A Unified Critical Scaling Theory for Macroscopic Lightning and Quantum Avalanches: From Three-Dimensional Directed Percolation to Testable Predictions

Abstract

Lightning, the most colossal discharge in nature, and flux avalanches in quantum superconductors--phenomena separated by twenty orders of magnitude in scale--display striking fractal similarity. We demonstrate that this is no mere analogy but reveals a deep physical unity. Here, we establish a universal theoretical framework that connects them. By mapping both onto the same three-dimensional reaction-diffusion-advection equation grounded in non-equilibrium statistical physics, we show they belong to the same critical universality class. We demonstrate that both systems belong to the three-dimensional Directed Percolation (3D-DP) universality class near their critical point, sharing a unified set of universal critical exponents (e.g., avalanche size distribution exponent τ≈ 1.41 , fractal dimension Df ≈ 2.5).
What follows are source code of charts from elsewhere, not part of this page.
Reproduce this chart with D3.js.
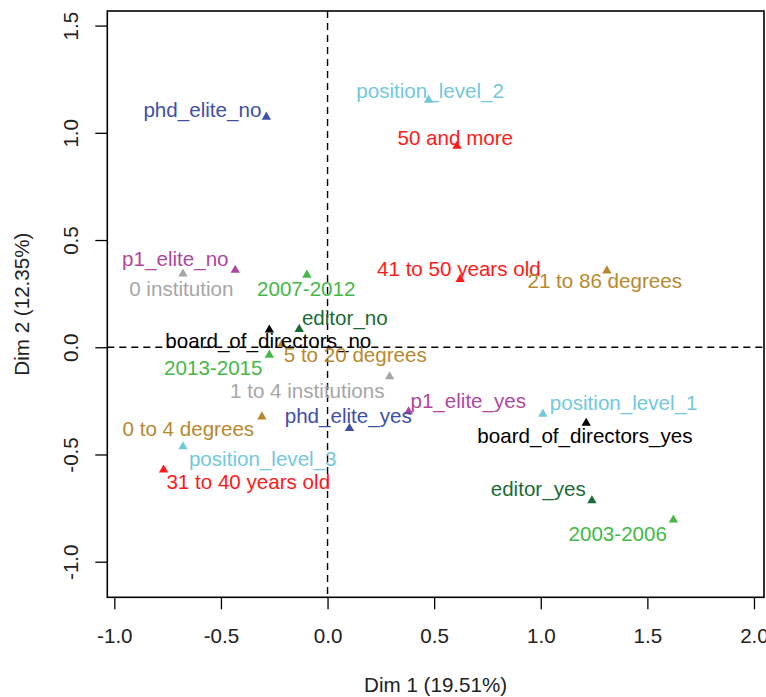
<!DOCTYPE html>
<html>
<head>
<meta charset="utf-8">
<script src="https://cdn.jsdelivr.net/npm/d3@7"></script>
<style>
  html, body { margin: 0; padding: 0; background: #fff; }
  svg text { font-family: "Liberation Sans", Arial, sans-serif; }
</style>
</head>
<body>
<div id="chart"></div>
<script>
// ── Data: MCA category coordinates (Dim 1, Dim 2) ──
const labels = [
  "phd_elite_no", "position_level_2", "50 and more", "p1_elite_no", "0 institution",
  "2007-2012", "41 to 50 years old", "21 to 86 degrees", "board_of_directors_no", "editor_no",
  "5 to 20 degrees", "2013-2015", "1 to 4 institutions", "0 to 4 degrees", "phd_elite_yes",
  "p1_elite_yes", "position_level_1", "board_of_directors_yes", "position_level_3",
  "31 to 40 years old", "editor_yes", "2003-2006"
];
const groups = [
  "phd", "position", "age", "p1", "inst",
  "year", "age", "degrees", "board", "editor",
  "degrees", "year", "inst", "degrees", "phd",
  "p1", "position", "board", "position",
  "age", "editor", "year"
];
const dim1 = [
  -0.287, 0.474, 0.607, -0.433, -0.678,
  -0.097, 0.622, 1.310, -0.273, -0.133,
  -0.214, -0.273, 0.291, -0.308, 0.103,
  0.380, 1.010, 1.213, -0.678,
  -0.769, 1.240, 1.622
];
const dim2 = [
  1.074, 1.153, 0.938, 0.360, 0.342,
  0.337, 0.317, 0.357, 0.081, 0.084,
  0.015, -0.036, -0.137, -0.324, -0.378,
  -0.300, -0.311, -0.354, -0.463,
  -0.572, -0.715, -0.805
];
// label anchor positions (repelled), in the same Dim 1 / Dim 2 units
const labelDim1 = [
  -0.587, 0.481, 0.599, -0.714, -0.686,
  -0.100, 0.616, 1.300, -0.278, 0.081,
  0.130, -0.536, -0.095, -0.653, 0.097,
  0.660, 1.389, 1.207, -0.304,
  -0.372, 0.988, 1.361
];
const labelDim2 = [
  1.109, 1.197, 0.978, 0.414, 0.272,
  0.272, 0.365, 0.309, 0.032, 0.139,
  -0.036, -0.094, -0.201, -0.381, -0.318,
  -0.248, -0.257, -0.411, -0.518,
  -0.626, -0.658, -0.868
];
const groupNames  = ["phd", "position", "age", "p1", "inst", "year", "degrees", "board", "editor"];
const groupColors = ["#3F4FA8", "#73C8DA", "#FF1A1A", "#B0479F", "#A6A6A6", "#45B847", "#B8892F", "#000000", "#1B6B35"];
const xTicks = [-1.0, -0.5, 0.0, 0.5, 1.0, 1.5, 2.0];
const yTicks = [-1.0, -0.5, 0.0, 0.5, 1.0, 1.5];
const xTitle = "Dim 1 (19.51%)";
const yTitle = "Dim 2 (12.35%)";

// ── Layout ──
const W = 766, H = 697;
const box = { left: 107.3, right: 764, top: 11, bottom: 597.3 };
const FONT = 20.6;

const svg = d3.select("#chart").append("svg").attr("width", W).attr("height", H);

const x = d3.scaleLinear().domain([-1.033, 2.047]).range([box.left, box.right]);
const y = d3.scaleLinear().domain([-1.166, 1.568]).range([box.bottom, box.top]);
const color = d3.scaleOrdinal().domain(groupNames).range(groupColors);
const fmt = d => d.toFixed(1);

// Axes
const xAxis = svg.append("g").attr("transform", `translate(0,${box.bottom})`)
  .call(d3.axisBottom(x).tickValues(xTicks).tickFormat(fmt).tickSize(12).tickSizeOuter(0));
xAxis.select(".domain").remove();
xAxis.selectAll(".tick line").attr("stroke", "#000").attr("stroke-width", 1.3);
xAxis.selectAll(".tick text").attr("font-size", FONT).attr("fill", "#222")
  .attr("y", 0).attr("dy", 0).attr("transform", "translate(0,45.5)");

const yAxis = svg.append("g").attr("transform", `translate(${box.left},0)`)
  .call(d3.axisLeft(y).tickValues(yTicks).tickFormat(fmt).tickSize(12).tickSizeOuter(0));
yAxis.select(".domain").remove();
yAxis.selectAll(".tick line").attr("stroke", "#000").attr("stroke-width", 1.3);
yAxis.selectAll(".tick text").attr("font-size", FONT).attr("fill", "#222")
  .attr("x", 0).attr("dy", 0).attr("text-anchor", "middle")
  .attr("transform", "translate(-29,0) rotate(-90)");

// Plot box
svg.append("rect")
  .attr("x", box.left).attr("y", box.top)
  .attr("width", box.right - box.left).attr("height", box.bottom - box.top)
  .attr("fill", "none").attr("stroke", "#000").attr("stroke-width", 1.6);

// Dashed origin lines
svg.append("line")
  .attr("x1", box.left).attr("x2", box.right).attr("y1", y(0)).attr("y2", y(0))
  .attr("stroke", "#000").attr("stroke-width", 1.4).attr("stroke-dasharray", "7,5");
svg.append("line")
  .attr("x1", x(0)).attr("x2", x(0)).attr("y1", box.top).attr("y2", box.bottom)
  .attr("stroke", "#000").attr("stroke-width", 1.4).attr("stroke-dasharray", "7,5");

// Axis titles
svg.append("text").attr("x", (box.left + box.right) / 2).attr("y", 692)
  .attr("text-anchor", "middle").attr("font-size", FONT).attr("fill", "#222").text(xTitle);
svg.append("text").attr("transform", `translate(29,${(box.top + box.bottom) / 2}) rotate(-90)`)
  .attr("text-anchor", "middle").attr("font-size", FONT).attr("fill", "#222").text(yTitle);

// Points
const idx = d3.range(labels.length);
const tri = d3.symbol().type(d3.symbolTriangle).size(38);
svg.append("g").selectAll("path").data(idx).join("path")
  .attr("d", tri)
  .attr("transform", i => `translate(${x(dim1[i])},${y(dim2[i])})`)
  .attr("fill", i => color(groups[i]));

// Labels
svg.append("g").selectAll("text").data(idx).join("text")
  .attr("x", i => x(labelDim1[i]))
  .attr("y", i => y(labelDim2[i]))
  .attr("dy", "0.36em")
  .attr("text-anchor", "middle")
  .attr("font-size", FONT)
  .attr("fill", i => color(groups[i]))
  .text(i => labels[i]);
</script>
</body>
</html>
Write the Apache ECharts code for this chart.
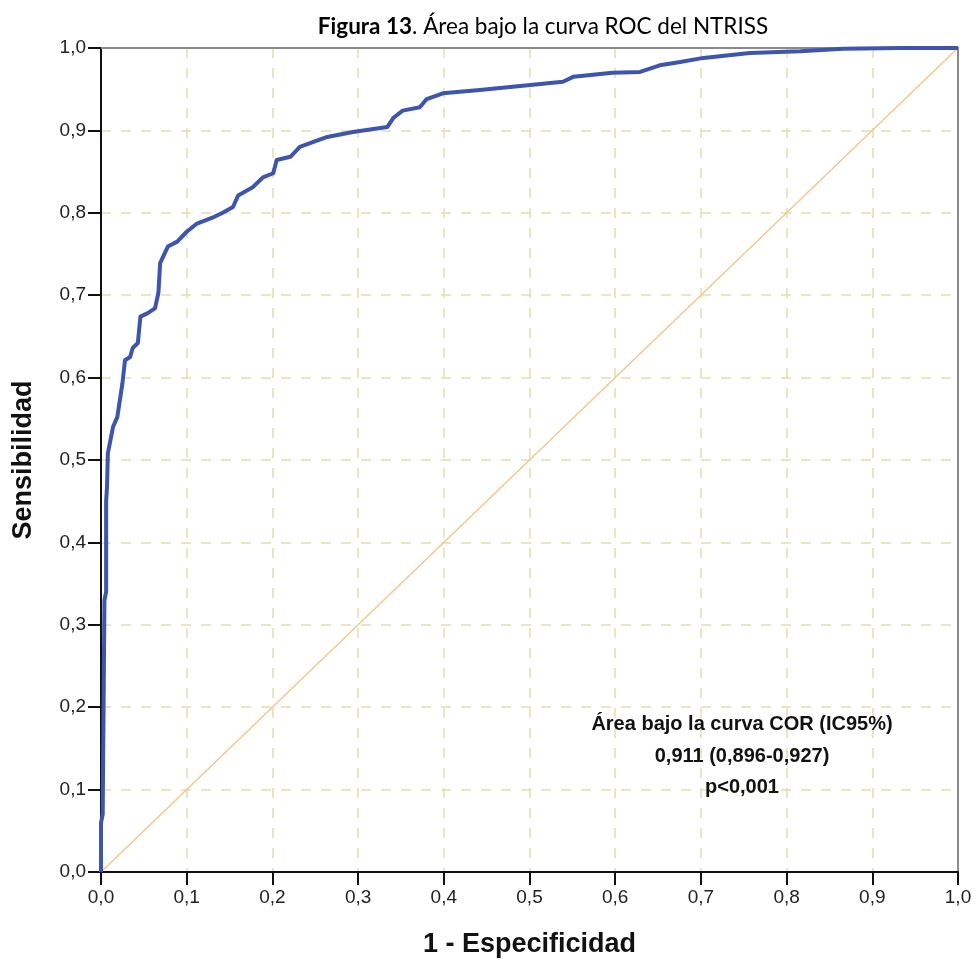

Furthermore, by incorporating the anisotropy and turbulence coupling intrinsic to real thunderstorm environments, we predict novel effects such as anisotropic fractality of lightning channels and the systematic shift of critical exponents by turbulence. The core theoretical breakthrough lies in proposing a geometric correspondence of quantum phase information: through a rigorous mapping, the microscopic quantum phase coherence of superconductors is translated into the curvature and torsion distributions of macroscopic lightning channels, revealing a quantum statistical fingerprint emergent in classical geometry. This framework not only provides a unified paradigm for understanding dissipative structures across scales but also, via seven testable predictions, opens avenues for simulating natural lightning with laboratory quantum systems and developing novel physical early-warning methods.